Southern Railway Co. v. King
Headline: Affirms that Georgia law requiring trains to sound a whistle and check speed at crossings may be enforced because the railroad failed to show how the rule unlawfully burdened interstate travel.
Holding:
- Allows states to enforce local train-safety rules absent specific factual proof of interstate burden.
- Requires railroads to plead and prove specific facts before claiming a state law burdens interstate commerce.
- Leaves the statute’s ultimate constitutionality unresolved until facts are shown.
Summary
Background
A widow, Josephine King, sued a railroad for her husband’s wrongful death at a highway-rail crossing, and Inez King sued for injuries from the same incident. Both suits alleged the railroad violated a Georgia law (§2222) requiring posts 400 yards from crossings and that engineers blow the whistle and “check and keep checking” speed so a train could stop if someone was on the track.

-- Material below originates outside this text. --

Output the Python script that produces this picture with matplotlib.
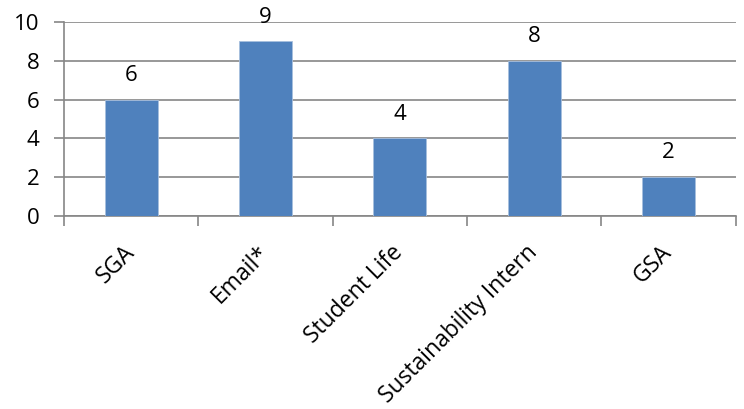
import matplotlib.pyplot as plt
import numpy as np

categories = ["SGA", "Email*", "Student Life", "Sustainability Intern", "GSA"]
values = [6, 9, 4, 8, 2]

plt.rcParams['font.family'] = ['Open Sans', 'DejaVu Sans']

fig = plt.figure(figsize=(7.44, 4.09), dpi=100)
ax = fig.add_axes([0.086, 0.4719, 0.9026, 0.4743])

x = np.arange(len(categories))
bars = ax.bar(x, values, width=0.395, color='#4F81BD', edgecolor='#A7BFDE', linewidth=0.6, zorder=3)

for xi, v in zip(x, values):
    ax.annotate(str(v), (xi, v), xytext=(0, 10), textcoords='offset points',
                ha='center', va='bottom', fontsize=16)

ax.set_xlim(-0.5, len(categories) - 0.5)
ax.set_ylim(0, 10)
ax.set_yticks(range(0, 11, 2))
ax.yaxis.grid(True, color='#868686', linewidth=1.2, zorder=0)
ax.tick_params(axis='y', length=7, width=1.2, color='#868686', labelsize=16, pad=10.5)

# category boundary ticks
ax.set_xticks(np.arange(-0.5, len(categories), 1.0))
ax.set_xticklabels([])
ax.set_xticks(x, minor=True)
ax.set_xticklabels(categories, minor=True, rotation=45, ha='right', va='center',
                   rotation_mode='anchor', fontsize=16.5)
ax.tick_params(axis='x', which='minor', length=0, pad=24)
ax.tick_params(axis='x', which='major', length=7, width=1.2, color='#868686', direction='out')

for s in ['top', 'right']:
    ax.spines[s].set_visible(False)
for s in ['left', 'bottom']:
    ax.spines[s].set_color('#868686')
    ax.spines[s].set_linewidth(1.2)

fig.savefig("out.png", dpi=100)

The cases went to federal court, verdicts were entered against the railroad, and appeals followed to the Supreme Court.
Reasoning
The railroad argued the Georgia law unlawfully burdened interstate commerce and so could not apply to interstate trains. It filed an amended answer claiming compliance would make interstate service, including carrying the mails, impossible, and tried to offer proof about many crossings and delay times. The trial court struck the amendment and excluded the offered testimony. The Supreme Court agreed the amendment contained only conclusions and failed to allege the specific facts needed to show the law’s unreasonable effect on interstate commerce, so the demurrer was properly sustained and the judgments stood.
Real world impact
The decision lets state safety rules like Georgia’s be enforced unless a carrier clearly pleads and proves how a rule unreasonably burdens interstate service. Because the Court resolved a pleading and proof issue, it did not finally decide whether the statute is unconstitutional on the merits; that question would require the specific factual showing the railroad failed to provide.
Dissents or concurrances
Justice Holmes (joined by Justice White) dissented, arguing the railroad’s factual allegations and its offer of proof should have been heard, and that excluding them denied a fair chance to decide the constitutional question.